Trevor Pickup, chief executive of the Society of St James, has said more and more people have been hit by government-led cuts to local council services.

The charity, which runs rehab services for the homeless in Portsmouth and supports thousands of people county-wide, is now demanding more is done to tackle the crisis.

It comes as a public spending watchdog said the number of homeless people had soared since 2011 – with the body claiming welfare reforms were to blame.

Mr Pickup said: ‘The cuts have been catastrophic.

‘Ten years ago things were going reasonably well. Now we’ve seen so many cuts to services that it does feel like it’s all unravelling at he minute.’

His comments come after a report by the National Audit Office (NAO). The public spending watchdog said there had been a ‘significant rise’ in homelessness.

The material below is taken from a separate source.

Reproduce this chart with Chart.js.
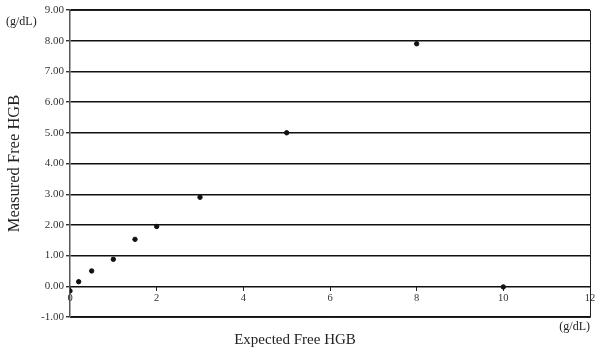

It accused the government of not doing enough and having a ‘light touch’ when it came to combating the problem.

Since 2011 there has been a 60 per cent rise in households living in temporary accommodation, the NAO said. Its latest found rents in England have risen at the same time as households have seen a cut to some benefits.

The NAO’s auditor general Sir Amyas Morse said: ‘It is difficult to understand why the department persisted with its light touch approach in the face of such a visibly growing problem.’

Labour MP Meg Hillier, chairman of the public accounts committee, said the news was a ‘national scandal’.

The government said it will be investing £550m by 2020 to address the problem.

As previously reported, the Portsmouth area has seen a rise in the number of homeless people.